The 1980s was not the best decade to be lost, late at night, in the Bronx.
The neighborhood around Yankee stadium is brightly lit these days, and friendly enough. On my first trip to New York as a tourist, back in 1989, it was dark and uninviting once the stadium emptied. It had been a night game, and it finished after 11:00 p.m. I'd arrived by taxi and assumed I'd catch a cab back to Manhattan, but by the end of the ninth inning, everyone else in the crowd had jumped in their cars, and the streets were deserted.
I'd never taken the subway before and reasoned that there'd be plenty of cabs just around the corner. But which corner? I drifted into the night, and was soon lost. I had that unmistakeable feeling of being watched.
South Bronx Tenement
(Source: U.S. National Archives and Records Administration)
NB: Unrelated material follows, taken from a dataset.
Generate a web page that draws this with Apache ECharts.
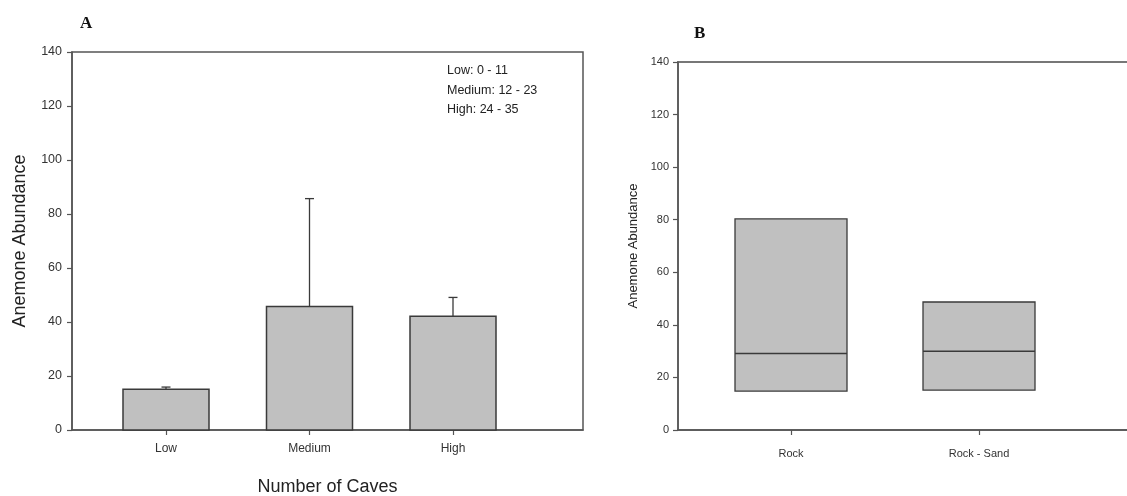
<!DOCTYPE html>
<html><head><meta charset="utf-8">
<script src="https://cdn.jsdelivr.net/npm/echarts@6/dist/echarts.min.js"></script>
<style>html,body{margin:0;padding:0;background:#fff}#c{width:1127px;height:496px}</style>
</head><body><div id="c"></div>
<script>
// Panel A data
const catsA = ['Low', 'Medium', 'High'];
const meanA = [15.1, 45.7, 42.1];
const errTopA = [15.9, 85.7, 49.1];
const legendLines = ['Low: 0 - 11', 'Medium: 12 - 23', 'High: 24 - 35'];
// Panel B data (box: lower, median, upper)
const catsB = ['Rock', 'Rock - Sand'];
const lowB = [14.8, 15.2];
const medB = [29.1, 30.0];
const highB = [80.3, 48.7];
const yTicks = [0, 20, 40, 60, 80, 100, 120, 140];

const chart = echarts.init(document.getElementById('c'));
const FONT = '"Liberation Sans", Arial, sans-serif';
const AX = '#555';
const FILL = '#c0c0c0';
const EDGE = '#3a3a3a';

function barItem(params, api) {
  const x = api.value(0), v = api.value(1), e = api.value(2);
  const w = 86;
  const p0 = api.coord([x, 0]), p1 = api.coord([x, v]), pe = api.coord([x, e]);
  return {type: 'group', children: [
    {type: 'line', shape: {x1: p1[0], y1: p1[1], x2: pe[0], y2: pe[1]}, style: {stroke: EDGE, lineWidth: 1.3}},
    {type: 'line', shape: {x1: pe[0] - 4.5, y1: pe[1], x2: pe[0] + 4.5, y2: pe[1]}, style: {stroke: EDGE, lineWidth: 1.3}},
    {type: 'rect', shape: {x: p1[0] - w / 2, y: p1[1], width: w, height: p0[1] - p1[1]}, style: {fill: FILL, stroke: EDGE, lineWidth: 1.5}}
  ]};
}
function boxItem(params, api) {
  const x = api.value(0), lo = api.value(1), md = api.value(2), hi = api.value(3);
  const w = 112;
  const pl = api.coord([x, lo]), pm = api.coord([x, md]), ph = api.coord([x, hi]);
  return {type: 'group', children: [
    {type: 'rect', shape: {x: ph[0] - w / 2, y: ph[1], width: w, height: pl[1] - ph[1]}, style: {fill: FILL, stroke: EDGE, lineWidth: 1.3}},
    {type: 'line', shape: {x1: pm[0] - w / 2, y1: pm[1], x2: pm[0] + w / 2, y2: pm[1]}, style: {stroke: EDGE, lineWidth: 1.5}}
  ]};
}

const dataA = catsA.map((c, i) => [i + 1, meanA[i], errTopA[i]]);
const dataB = catsB.map((c, i) => [i + 1, lowB[i], medB[i], highB[i]]);

function yAxis(gi, fs, name, nameFs, gap, margin) {
  return {type: 'value', gridIndex: gi, min: 0, max: 140, interval: 20,
    name: name, nameLocation: 'middle', nameGap: gap,
    nameTextStyle: {fontFamily: FONT, fontSize: nameFs, color: '#222'},
    axisLine: {show: true, lineStyle: {color: AX, width: 1.5}},
    axisTick: {show: true, inside: false, length: 5, lineStyle: {color: AX, width: 1.2}},
    axisLabel: {fontFamily: FONT, fontSize: fs, color: '#333', margin: margin},
    splitLine: {show: false}};
}
function xAxis(gi, cats, min, max, fs, margin, name) {
  return {type: 'value', gridIndex: gi, min: min, max: max,
    name: name || '', nameLocation: 'middle', nameGap: 48,
    nameTextStyle: {fontFamily: FONT, fontSize: 18, color: '#222'},
    axisLine: {show: true, onZero: false, lineStyle: {color: AX, width: 1.5}},
    axisTick: {show: true, length: 5, customValues: cats.map((c, i) => i + 1), lineStyle: {color: AX, width: 1.2}},
    axisLabel: {fontFamily: FONT, fontSize: fs, color: '#333', margin: margin,
      customValues: cats.map((c, i) => i + 1),
      formatter: v => cats[Math.round(v) - 1] || ''},
    splitLine: {show: false}};
}

chart.setOption({
  animation: false,
  grid: [
    {left: 72, right: 544, top: 52, bottom: 66, outerBoundsMode: 'none', containLabel: false, show: true, borderColor: AX, borderWidth: 1.5, backgroundColor: 'transparent'},
    {left: 678, right: -10, top: 62, bottom: 66, outerBoundsMode: 'none', containLabel: false, show: true, borderColor: '#777', borderWidth: 1.8, backgroundColor: 'transparent'}
  ],
  xAxis: [
    xAxis(0, catsA, 1 - 94 / 143.5, 3 + 130 / 143.5, 12, 13, 'Number of Caves'),
    xAxis(1, catsB, 1 - 113 / 188, 2 + 158 / 188, 11, 18, '')
  ],
  yAxis: [
    yAxis(0, 12.5, 'Anemone Abundance', 18, 43, 10),
    yAxis(1, 11, 'Anemone Abundance', 13, 38, 9)
  ],
  series: [
    {type: 'custom', xAxisIndex: 0, yAxisIndex: 0, data: dataA, renderItem: barItem, encode: {x: 0, y: [1, 2]}},
    {type: 'custom', xAxisIndex: 1, yAxisIndex: 1, data: dataB, renderItem: boxItem, encode: {x: 0, y: [1, 2, 3]}}
  ],
  graphic: [
    {type: 'text', left: 80, top: 15, style: {text: 'A', font: 'bold 17px "Liberation Serif", "Times New Roman", serif', fill: '#111'}},
    {type: 'text', left: 694, top: 25, style: {text: 'B', font: 'bold 17px "Liberation Serif", "Times New Roman", serif', fill: '#111'}},
    {type: 'text', left: 447, top: 61, style: {text: legendLines.join('\n'), font: '12.5px "Liberation Sans", Arial, sans-serif', lineHeight: 19.5, fill: '#222'}}
  ]
});
</script></body></html>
Suddenly, a yellow cab screamed to the curb, door flying open. "Are you crazy? Get in," the driver yelled. At every red light, the cab's windscreen was furiously scrubbed by squeegee men, who sprang out of the gloom. "They keep coming to kill us," the driver informed me.
As we pulled up at my hotel, I realized he hadn't turned the meter on. The amount he asked me to pay was outrageous, but I knew no better. One way or another, I was going to be mugged.